In Smoky San Francisco, Covid-Hit Businesses Suffer Double BlowSeptember 11, 2020
San Francisco has been telling restaurants and other businesses to operate outside to fight the spread of Covid-19. Now, the outside is smothered in smoke.
The Bay Area’s more than 7 million residents are suffering from harrowing conditions spurred by record-setting wildfires, with a sky that wasglowing orange Wednesday giving way to an unhealthy haze. That’s forcing residents to take shelter, hurting businesses that are largely forced to operate outdoors because of coronavirus-related restrictions.
“It really couldn’t have come at a harder time for our industry,” said Laurie Thomas, acting executive director of the Golden Gate Restaurant Association and owner of two restaurants in San Francisco, one of which she decided to temporarily shutter Thursday.
“I know several people that closed the day the sky was orange when it looked like a meteor had hit,” she said. “And then yesterday I decided to close because even though it didn’t look like the end of the world, the quality of the air was so bad.”
It’s been a hard year for restaurants and bars across the country, but especially in San Francisco, which has had some of the earliest and tightest restrictions on the industry to prevent the pandemic’s spread. Nearly 450 restaurants permanently closed from March 1 to Aug. 15 in the San Francisco and Oakland areas, according to Yelp data.

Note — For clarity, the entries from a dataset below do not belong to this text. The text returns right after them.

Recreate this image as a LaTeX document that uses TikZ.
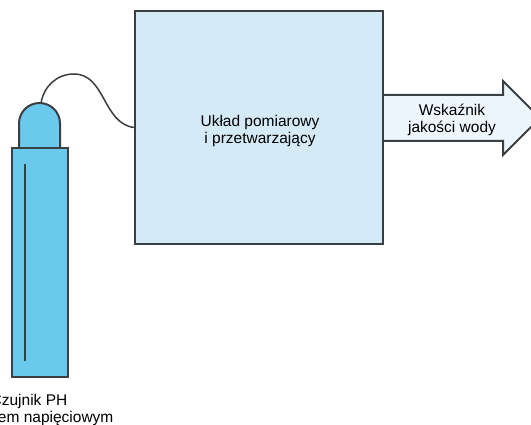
\documentclass[tikz,border=0pt]{standalone}
\usepackage{fontspec}
\setmainfont{Liberation Sans}
\definecolor{ramka}{HTML}{3A3F44}
\definecolor{sonda}{HTML}{6CC9EE}
\definecolor{uklad}{HTML}{D5EAF7}
\definecolor{strzalka}{HTML}{EDF6FC}
\begin{document}
\begin{tikzpicture}[x=1pt,y=-1pt]
    \tikzstyle{every node}=[font=\fontsize{15.5}{17.5}\selectfont,align=center,inner sep=0pt];
    \tikzstyle{obrys}=[draw=ramka,line width=2pt];
    \useasboundingbox (0,0) rectangle (531,425);
    % czujnik
    \draw[obrys,fill=sonda] (19,150) -- (19,123.5) to[out=90,in=180] (39.5,103) to[out=0,in=90] (60,123.5) -- (60,150);
    \node[obrys,fill=sonda,minimum width=56pt,minimum height=229pt] at (40.3,262.5) (korpus) {};
    \draw[ramka,line width=1.6pt] (25,164) -- (25,361);
    \coordinate (kopula) at (41,103);
    % uklad
    \node[obrys,line width=2.4pt,fill=uklad,minimum width=248pt,minimum height=233pt] at (259,127.5) (uklad) {};
    \node at (260,131) (opis) {Układ pomiarowy\\ i przetwarzający};
    \draw[ramka,line width=1.5pt] (kopula) to[out=80,in=180] (74,74) to[out=0,in=172] (uklad.west);
    % wyjscie
    \draw[obrys,fill=strzalka] (uklad.east |- 0,95) -- (503,95) -- (503,81) -- (540,118) -- (503,155) -- (503,141) -- (uklad.east |- 0,141);
    \node at (452,120) (wskaznik) {Wskaźnik\\jakości wody};
    \node at (29,410) (czujnik) {Czujnik PH\\z wyjściem napięciowym};
\end{tikzpicture}
\end{document}
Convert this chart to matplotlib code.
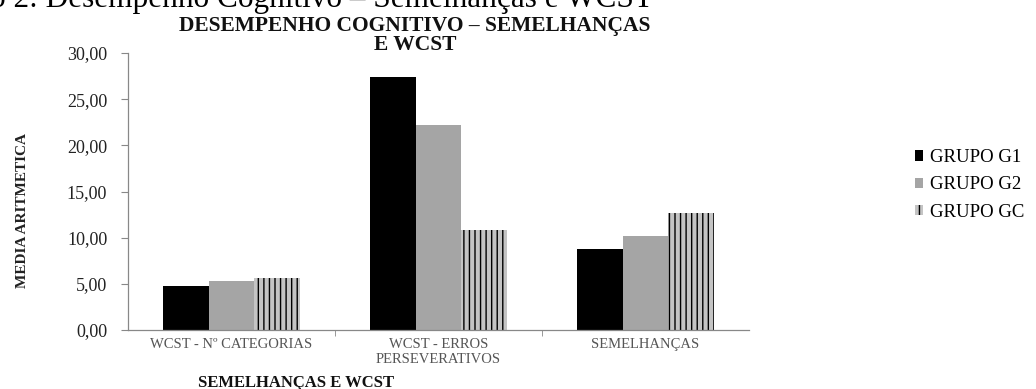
import matplotlib
matplotlib.use("Agg")
import matplotlib.pyplot as plt
import numpy as np

plt.rcParams['font.family'] = ['Liberation Serif', 'DejaVu Serif']
plt.rcParams['hatch.linewidth'] = 1.0

categories = ["WCST - Nº CATEGORIAS", "WCST - ERROS\nPERSEVERATIVOS", "SEMELHANÇAS"]
series_names = ["GRUPO G1", "GRUPO G2", "GRUPO GC"]
grupo_g1 = [4.77, 27.40, 8.80]
grupo_g2 = [5.30, 22.20, 10.20]
grupo_gc = [5.60, 10.80, 12.70]
y_ticks = [0, 5, 10, 15, 20, 25, 30]

W, H = 1036, 389
fig = plt.figure(figsize=(W / 100, H / 100), dpi=100)
ax = fig.add_axes([128 / W, 1 - 330 / H, (749 - 128) / W, (330 - 53) / H])

x = np.arange(len(categories))
bw = 0.222
styles = [
    dict(color="black"),
    dict(color="#a5a5a5"),
    dict(facecolor="#c4c4c4", edgecolor="black", hatch="|||", linewidth=0),
]
handles = []
for i, (vals, st) in enumerate(zip([grupo_g1, grupo_g2, grupo_gc], styles)):
    b = ax.bar(x + (i - 1) * bw, vals, bw, label=series_names[i], **st)
    handles.append(b)

ax.set_xlim(-0.5, len(categories) - 0.5)
ax.set_ylim(0, 30)
ax.set_yticks(y_ticks)
ax.set_yticklabels([f"{v:.2f}".replace(".", ",") for v in y_ticks],
                   fontsize=13, color="#222222")
ax.tick_params(axis="y", length=5, width=0.8, color="#888888", pad=10)

ax.set_xticks(x)
ax.set_xticklabels(categories, fontsize=10.5, color="#555555", linespacing=1.15)
ax.tick_params(axis="x", length=0, pad=6)
# category separator ticks
ax.set_xticks([0.5, 1.5], minor=True)
ax.tick_params(axis="x", which="minor", length=4, color="#888888", direction="out")

for s in ["top", "right"]:
    ax.spines[s].set_visible(False)
for s in ["left", "bottom"]:
    ax.spines[s].set_color("#888888")
    ax.spines[s].set_linewidth(0.9)

fig.text(23 / W, 1 - 210 / H, "MEDIA ARITMETICA", fontsize=11, fontweight="bold",
         rotation=90, ha="center", va="center", color="#222222")

fig.text(296 / W, 1 - 375 / H, "SEMELHANÇAS E WCST", fontsize=12, fontweight="bold",
         ha="center", va="top", color="#111111")

fig.text(415 / W, 1 - 16 / H, "DESEMPENHO COGNITIVO – SEMELHANÇAS\nE WCST", fontsize=15.5,
         fontweight="bold", ha="center", va="top", linespacing=0.95, color="#111111")

fig.text(-10 / W, 1 - 7 / H, "o 2: Desempenho Cognitivo – Semelhanças e WCST",
         fontsize=22.5, ha="left", va="baseline", color="black")

fig.legend(handles=handles, labels=series_names, loc="center left",
           bbox_to_anchor=(915 / W, 1 - 185 / H), frameon=False, fontsize=13.5,
           handlelength=0.45, handleheight=0.45, handletextpad=0.35,
           labelspacing=0.55, borderpad=0, borderaxespad=0)

fig.savefig("out.png", dpi=100)
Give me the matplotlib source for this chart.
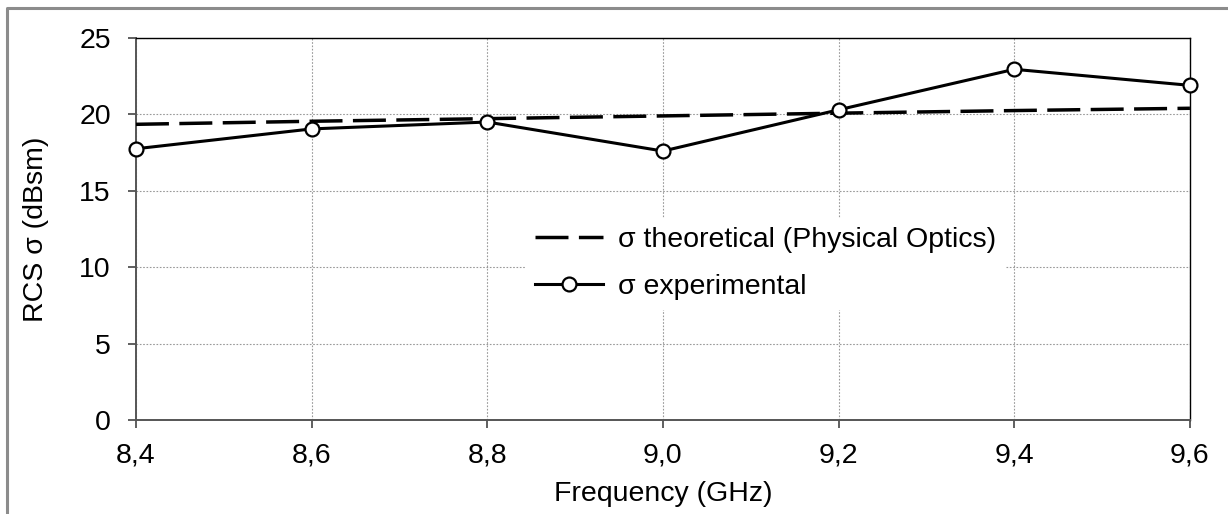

As conditions around the virus have improved in the area over the past couple of months, more people have started venturing out to restaurants and other businesses. That’s now been upended.
“Normally this would be some of the best months of the year — we would have the conventions in town, amazing weather, the kids would be back in school so all the moms would come in,” Thomas said about her restaurant, Rose’s Cafe. “A Friday last year we would have done about $8,000, and today we will either do a couple hundred or zero if we close in the next hour.”
San Francisco officials on Friday urged residents to stay indoors as much as possible and limit any excursions outside. But they offered no guidance to restaurant owners.
“At this point there is no plan to shut down outdoor dining, but we are urging our San Francisco residents to stay indoors during this poor air quality — it’s the healthiest thing they can do,” said Naveena Bobba, deputy director of health at the city’s public health department. “This is a personal choice, but the recommendation is to stay indoors to protect your health and your lungs.”
The poor air quality across the West Coast has also hampered efforts to test for the coronavirus. Los Angeles County, the epicenter of California’s outbreak, closed seven testing centers Friday as wildfire smoke covered the area.
San Francisco has scaled back its virus testing due to the hazardous air, closing several but not all testing centers, said Mary Ellen Carroll, executive director of the Department of Emergency Management.
“I know that San Franciscans are resilient,” she said at the news conference. “I also know that San Franciscans are probably tired of being resilient. But we have to continue to take care of each other through this global pandemic and whatever else we may face.”
Some businesses owners are weary after months of upheaval. Mica Talmor is the owner and chef of Pomella, a Middle Eastern restaurant in Oakland. In recent weeks, customers had come to its patio — and seeing people filled Talmor with joy.
“It was exciting just to see people eating food and enjoying themselves in our space,” Talmor said Friday. “It was morally uplifting.”
Now she’s surviving on takeout and delivery orders.
“The orange sky, the smoke and the ashes falling — it’s very depressing,” she said. “But if you need to stay at home, order delivery and pay for it. The world is coming to an end. Eat cheesecake. It is rough out there: People need to eat comfort food.”